Quando pintava no pedaço mais enfeitado do que quarto de dona de bordel, ou seja, sapato branco, meias pretas, calça branca boca de sino de vinco impecável, camisa branca de cetim brilhoso de baliza das Dengosas e o cabelo quase molinha de isqueiro esticado na base do gumex, o mandrião Didi Canela Grossa logo se apresentava com aquele papo de cerca Lourenço de sempre:
- “Salve a Bahia, saravá sua banda, salve o Senhor do Bonfim, vou me desguiando que hoje é dia de fazer sexo com a Dorotéia, vou cobrir a cabrocha. Hoje é dia cobertura. Vou cometer um sacode Iaiá na nega.”
Tudo papo furado, pois que, no fundo, o nosso Didi Canela Grossa não largava da patroa de jeito nenhum e justificava: Afinal meu irmão, quem faz melhor rabada que a dona encrenca? E confirmava:
- Abençoado, não troco a dona encrenca por outra de jeito nenhum, nem vestida de ouro, bem sabe o mano velho, que, quando o malandro arruma outra mulher, essa outra vem sempre acompanhada com três filhos e o carnê da Casa Bahia. Sem essa malandro!
Era assim o tempo do Didi Canela Grossa, passando de lingada em lingada, de pau de carga a pau de carga.
Nos últimos tempos de vida, Didi, o Canela Grossa, fazia parte da diretoria da estiva, era o encarregado de comunicar acidentes ou a morte de algum companheiro ocorrida durante o trabalho. Chegava na casa da família sem o sorriso mil e um e anunciava com grande eloqüência:
- “Salve a Bahia, salve o Senhor do Bonfim. Ô mais velho, o Juvenal foi pro saco. Vacilou no porão e se fudeu, não deu tempo nem de encomendar a alma do malandro. Ali meu camarada, o vagabundo chora e a mãe não vê. Era assim o nosso Didi Canela Grossa. Discreto como um navio graneleiro.

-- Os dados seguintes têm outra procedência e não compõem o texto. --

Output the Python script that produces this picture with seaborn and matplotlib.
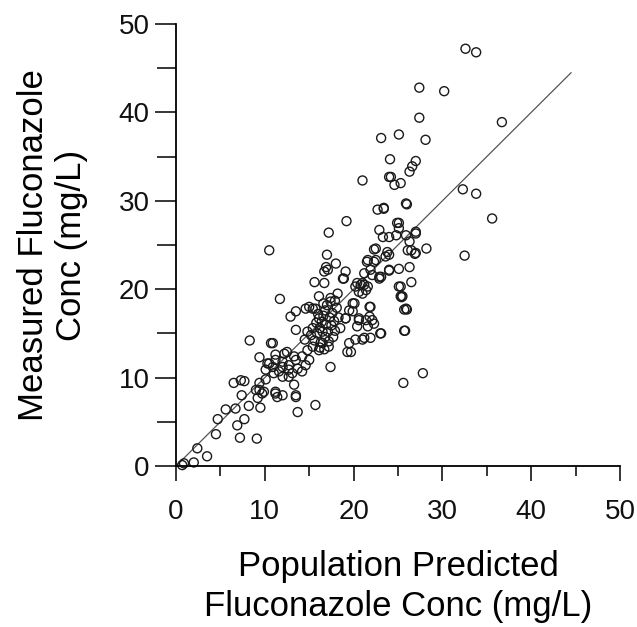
import matplotlib
matplotlib.use("Agg")
import matplotlib.pyplot as plt
import seaborn as sns
import pandas as pd

# population predicted (x) vs measured (y) fluconazole conc
predicted = [
    0.7, 0.9, 2.0, 2.4, 3.5, 4.5, 4.7, 5.6, 6.7, 6.9, 7.2, 7.4, 7.7, 8.2, 9.1, 9.2, 9.5,
    7.3, 7.7, 6.5, 9.4, 9.9, 11.2, 11.4, 10.1, 13.3, 13.5, 13.7, 15.7, 8.3, 10.7, 9.4,
    11.2, 10.3, 10.9, 12.5, 13.3, 12.0, 11.6, 12.7, 13.7,
    10.5, 17.0, 18.0, 16.9, 17.1, 16.7, 19.1, 18.9, 21.5, 22.3, 21.2, 22.1, 15.6, 16.7,
    20.4, 21.2, 20.6, 18.2, 16.1, 17.4, 11.7, 15.0, 13.5, 12.9, 19.9, 21.8, 19.5, 20.6,
    21.4, 22.1, 20.4, 21.6, 19.1, 13.5, 10.9, 19.5, 20.2, 21.2, 19.3, 17.4,
    10.5, 11.2, 12.2, 12.0, 12.7, 13.5, 14.2, 14.8, 15.4, 16.1, 16.5, 17.2, 13.1, 14.2,
    12.0, 12.7, 11.0, 10.1, 9.4, 9.0, 9.7, 11.2, 12.0, 13.5, 15.0, 14.6,
    15.6, 15.9, 16.2, 16.4, 16.6, 16.8, 17.0, 17.3, 17.5, 17.1, 16.8, 16.3, 15.8, 16.0,
    17.6, 17.8, 17.9, 18.1, 17.2, 16.5, 16.9, 16.1, 15.4, 15.2, 17.4, 16.6, 18.3, 16.2,
    17.7, 15.7, 14.8, 14.5, 18.5, 16.7, 17.9,
    18.8, 14.6, 15.4, 20.2, 21.4, 19.9, 20.6, 21.8, 22.3, 19.1, 21.0, 22.9, 21.0, 21.6,
    25.3, 25.5, 20.1, 21.9, 23.0, 25.7, 21.0, 21.9, 19.7, 25.7,
    21.0, 25.3, 25.9, 22.7, 23.4, 19.2, 17.2, 25.1, 22.9, 23.3, 24.0, 24.8, 25.9, 27.0,
    26.3, 26.5, 27.0, 28.2, 22.5, 23.8, 23.6, 21.6, 22.5, 24.0, 25.1, 26.3, 21.9, 22.9,
    20.8, 25.1, 26.5, 25.3, 25.9, 24.0, 24.6, 24.9, 22.3, 24.0,
    27.4, 30.2, 27.4, 36.7, 23.1, 25.1, 28.1, 24.1, 27.0, 26.6, 26.3, 24.2, 32.3, 33.8,
    35.6, 23.4, 26.0, 25.1, 27.0, 32.5, 26.1, 23.1, 25.4, 26.0, 23.1, 25.8, 27.8, 25.6,
    32.6, 33.8, 26.9, 24.0,
]
measured = [
    0.1, 0.3, 0.4, 2.0, 1.1, 3.6, 5.3, 6.4, 6.5, 4.6, 3.2, 8.0, 5.3, 6.8, 3.1, 7.7, 6.6,
    9.7, 9.6, 9.4, 8.6, 8.4, 8.4, 7.8, 9.8, 9.2, 7.8, 6.1, 6.9, 14.2, 13.9, 12.3,
    12.6, 11.6, 11.2, 12.9, 12.4, 11.8, 10.7, 10.9, 11.0,
    24.4, 23.9, 22.9, 22.5, 22.2, 22.0, 22.0, 21.2, 23.1, 23.1, 21.8, 21.6, 20.8, 20.7,
    20.7, 20.5, 19.7, 19.5, 19.2, 19.0, 18.9, 18.0, 17.5, 16.9, 18.4, 18.0, 17.6, 16.7,
    16.5, 16.5, 15.8, 15.8, 16.7, 15.4, 13.9, 13.9, 14.3, 14.5, 12.9, 11.2,
    11.6, 12.0, 12.7, 11.2, 11.4, 12.0, 12.4, 13.1, 13.5, 13.1, 13.9, 13.5, 10.5, 10.7,
    10.1, 10.1, 10.5, 10.9, 9.4, 8.6, 8.2, 8.2, 8.0, 8.0, 12.0, 11.4,
    14.2, 15.0, 15.6, 16.3, 17.0, 17.6, 18.2, 16.8, 15.9, 15.2, 14.6, 14.0, 16.2, 17.2,
    17.3, 16.4, 15.3, 17.9, 14.1, 15.2, 16.0, 16.7, 15.6, 14.8, 18.6, 18.4, 16.8, 13.4,
    14.6, 17.8, 15.2, 14.3, 15.6, 13.2, 18.7,
    21.2, 17.8, 17.8, 20.3, 19.9, 17.5, 16.5, 16.9, 16.1, 16.7, 20.7, 21.2, 19.5, 20.3,
    20.3, 19.2, 18.4, 18.0, 15.0, 15.3, 14.3, 14.5, 12.9, 17.7,
    32.3, 32.0, 29.7, 29.0, 29.1, 27.7, 26.4, 27.5, 26.7, 25.9, 25.9, 26.1, 26.1, 26.5,
    25.4, 24.4, 24.1, 24.6, 24.6, 24.2, 23.7, 23.3, 23.3, 22.2, 22.3, 22.5, 22.2, 21.4,
    20.5, 20.3, 20.8, 19.2, 17.8, 32.7, 31.8, 27.5, 24.5, 23.9,
    42.8, 42.4, 39.4, 38.9, 37.1, 37.5, 36.9, 34.7, 34.5, 33.9, 33.3, 32.7, 31.3, 30.8,
    28.0, 29.2, 29.6, 26.9, 26.3, 23.8, 24.4, 21.4, 19.1, 17.7, 15.0, 15.3, 10.5, 9.4,
    47.2, 46.8, 24.0, 22.1,
]

# line of identity
identity_x = [0, 44.5]
identity_y = [0, 44.5]

x_ticks = [0, 10, 20, 30, 40, 50]
y_ticks = [0, 10, 20, 30, 40, 50]

df = pd.DataFrame({'Predicted': predicted, 'Measured': measured})

sns.set_style("ticks")
plt.rcParams['font.family'] = ['Liberation Sans', 'DejaVu Sans']

fig = plt.figure(figsize=(6.37, 6.27), dpi=100)
ax = fig.add_axes([176 / 637, (627 - 466) / 627, 444 / 637, 442 / 627])

ax.plot(identity_x, identity_y, color='#555555', linewidth=0.9, zorder=1)
sns.scatterplot(data=df, x='Predicted', y='Measured', ax=ax, marker='o', s=42,
                facecolor='none', edgecolor='#1a1a1a', linewidth=1.0, zorder=2,
                clip_on=False)

ax.set_xlim(0, 50)
ax.set_ylim(0, 50)
ax.set_xticks(x_ticks)
ax.set_yticks(y_ticks)
ax.set_xticks([5, 15, 25, 35, 45], minor=True)
ax.set_yticks([5, 15, 25, 35, 45], minor=True)

for side in ['top', 'right']:
    ax.spines[side].set_visible(False)
for side in ['left', 'bottom']:
    ax.spines[side].set_linewidth(1.3)
    ax.spines[side].set_color('black')

ax.tick_params(axis='x', which='major', length=11, width=1.1, pad=13, labelsize=20,
               colors='black', labelcolor='#111111')
ax.tick_params(axis='x', which='minor', length=7, width=1.1, colors='black')
ax.tick_params(axis='y', which='major', length=15, width=1.1, pad=4, labelsize=20,
               colors='black', labelcolor='#111111')
ax.tick_params(axis='y', which='minor', length=13.5, width=1.1, colors='black')

ax.set_xlabel('Population Predicted\nFluconazole Conc (mg/L)', fontsize=25,
              labelpad=18, linespacing=1.25, color='black')
ax.set_ylabel('Measured Fluconazole\nConc (mg/L)', fontsize=25,
              labelpad=22, linespacing=1.2, color='black')

fig.savefig('out.png', dpi=100)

Renê Rivaldo Ruas é escritor. Foi passista da Império do Samba, baliza da Embaixada de Santa Tereza, fez parte da bateria do Bloco do Boi, foi integrante do grupo de choro Regional Varandas, formado por jovens amantes do Choro. Desde 1986 toca cavaquinho e solta a voz na roda de samba e choro do tradicional Ouro Verde. É diretor do Clube do Choro.